« Quelle campagne référendaire pour le Président Macky Sall ? »,Par Babacar Justin Ndiaye

Un pays en campagne électorale est un pays en strip-tease » confiait, dans un sourire, le Roi Hassan II. Le référendum du 20 mars 2016 n’est ni juridiquement ni politiquement une élection ; néanmoins il en emprunte l’ambiance et le panorama. Comme en attestent de nombreuses péripéties qui, dans un contexte ne préludant pas à un vote, seraient malvenues et mal vues aux yeux de la majorité des citoyens. La liste des écarts, des excès, des incartades, des inepties, des invectives et des interdits (bravés) est longue.

Jugez-en : un Conseil constitutionnel qui encaisse – en silence et avec dignité – une pluie de coups balancés par 45 Professeurs et Docteurs en Droit des Universités du pays ; un Conseiller juridique du Président de la république engoncé dans les habits d’un Secrétaire d’Etat chargé de la Constitution puis omniprésent sur les plateaux de télévision, dans les foras, dans les studios et dans les panels où il vulgarise ses vérités juridiques; une star de la lutte, Balla Gaye II, qui démontre qu’entre un « OUI » et un « NON », il n’y a pas (chez lui) de place pour une aiguille ; des champions du « OUI » et du « NON » qui rampent comme des reptiles devant les marabouts ; un dinosaure comme le Parti Socialiste qui laisse une partie de sa carcasse sur la haie douloureusement franchie du référendum ; un citoyen du monde comme Youssou Ndour (son audience déborde des 30 millions de km2 de l’Afrique) qui dérape et entraine, en riposte, des dérapages sur un sujet aussi délicat que la bi-nationalité ou la bi-racialité au Sénégal, etc. Bref, les faits et gestes qui dénudent ou déshabillent fâcheusement le pays, sont légion. Et effarants.

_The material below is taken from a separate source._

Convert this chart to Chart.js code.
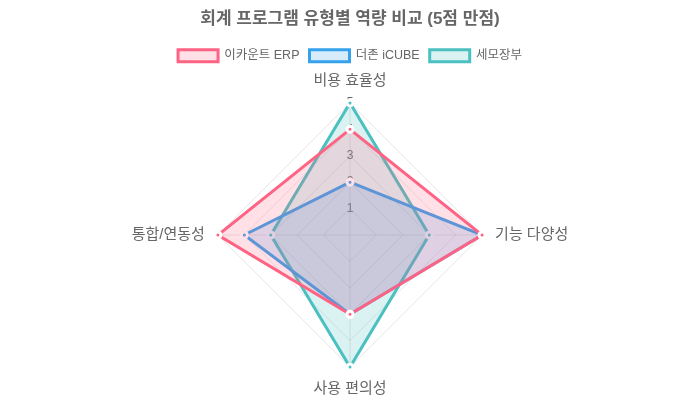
<!DOCTYPE html>
<html><head><meta charset="utf-8">
<script src="https://cdn.jsdelivr.net/npm/chart.js@4"></script>
<style>html,body{margin:0;padding:0;background:#fff}#wrap{width:700px;height:400px}</style>
</head><body><div id="wrap"><canvas id="c"></canvas></div>
<script>
const categories = ['비용 효율성', '기능 다양성', '사용 편의성', '통합/연동성'];
const ecountValues = [4, 5, 3, 5];
const douzoneValues = [2, 5, 3, 4];
const semoValues = [5, 3, 5, 3];
const seriesNames = ['이카운트 ERP', '더존 iCUBE', '세모장부'];
const titleText = '회계 프로그램 유형별 역량 비교 (5점 만점)';

Chart.defaults.font.family = "'Liberation Sans', 'Noto Sans CJK KR', sans-serif";
new Chart(document.getElementById('c'), {
  type: 'radar',
  data: {
    labels: categories,
    datasets: [
      {label: seriesNames[0], data: ecountValues, borderColor: 'rgb(255,99,132)', backgroundColor: 'rgba(255,99,132,0.2)', pointBackgroundColor: 'rgb(255,99,132)', pointBorderColor: '#fff', borderWidth: 3, pointRadius: 3},
      {label: seriesNames[1], data: douzoneValues, borderColor: 'rgb(54,162,235)', backgroundColor: 'rgba(54,162,235,0.2)', pointBackgroundColor: 'rgb(54,162,235)', pointBorderColor: '#fff', borderWidth: 3, pointRadius: 3},
      {label: seriesNames[2], data: semoValues, borderColor: 'rgb(75,192,192)', backgroundColor: 'rgba(75,192,192,0.2)', pointBackgroundColor: 'rgb(75,192,192)', pointBorderColor: '#fff', borderWidth: 3, pointRadius: 3}
    ]
  },
  options: {
    responsive: true, maintainAspectRatio: false, animation: false,
    plugins: {
      title: {display: true, text: titleText, font: {size: 17, weight: 'bold'}, color: '#666', padding: {top: 9, bottom: 10}},
      legend: {labels: {font: {size: 12.5}, boxHeight: 12, color: '#666'}}
    },
    scales: {
      r: {
        min: 0, max: 5,
        ticks: {stepSize: 1, backdropColor: 'transparent', color: '#666', font: {size: 12}},
        pointLabels: {font: {size: 15}, color: '#666'},
        grid: {color: 'rgba(0,0,0,0.1)'},
        angleLines: {color: 'rgba(0,0,0,0.1)'}
      }
    }
  }
});
</script></body></html>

Ce sont précisément ces inévitables moments de strip-tease national qui doivent convaincre le Président de la république – totalement en dehors des quinze points de la réforme soumis à la sanction populaire – de la nécessité de camper sur les cimes et, donc, de vite déserter les bas-fonds et les ravins référendaires où les coups volent bas et où les immunités statutaires ou morales s’amenuisent ou se dissipent carrément. Bien entendu, le Premier des Sénégalais, en l’occurrence le Président Macky Sall, n’est pas interdit de campagne, encore moins de mobilité sur l’ensemble du territoire. Toutefois, l’idéal est que le Général apparaisse mais ne patrouille pas sur la ligne de front et de feu. Un tel crapahutage est l’apanage des lieutenants.

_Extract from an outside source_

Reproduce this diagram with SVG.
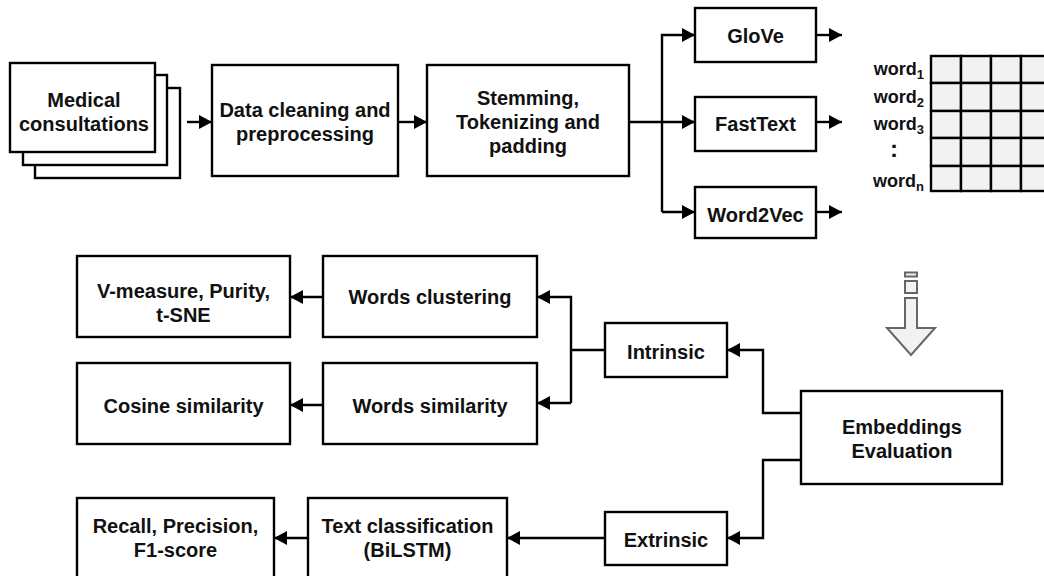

Le chef de l’Etat n’étant pas un député de province, son implication dans la campagne référendaire devrait être restreinte dans la durée et ciblée sur le terrain. Dès lors qu’il (Macky Sall) a multiplié les audiences pré-référendaires et tous azimuts au Palais, le Premier ministre Mohamed Boune Abdallah Dionne, chef politique de facto de la majorité, peut et doit se coltiner le reste du boulot. Ce qu’il est entrain de faire avec les poids lourds (les ministres Aly Ngouille Ndiaye, Moustapha Diop et Oumar Youm) et les têtes pensantes de l’APR, comme le Secrétaire général du gouvernement Abdou Latif Coulibaly. Sans oublier les nombreux cadres de la galaxie du « OUI » qui ferraillent contre les tenants du « NON », à l’intérieur du pays. Avant le crépuscule de la campagne, Macky Sall pourrait logiquement dialoguer, à la télévision, avec le journaliste de son choix, comme le fit le Général De Gaulle, avec son interlocuteur préféré, Michel Droit, en avril 1969.

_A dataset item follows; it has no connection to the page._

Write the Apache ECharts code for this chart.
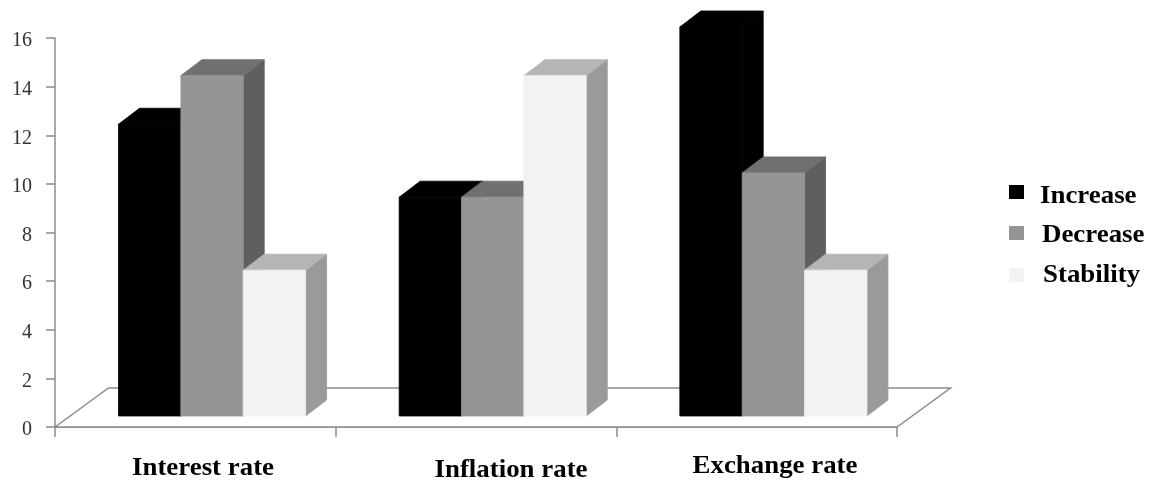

Comme à l’accoutumée, le meeting de clôture de Dakar (apothéose de toutes les campagnes électorales ou assimilées) constitue l’ultime rendez-vous et, aussi, l’heure de la grande communion entre tous les chefs de file du « OUI » et du « NON » et leurs masses respectives de militants. A cette occasion-là, le Président Sall fera, s’il le souhaite, une apparition et un discours décisifs, à quelques heures de l’ouverture des bureaux de vote.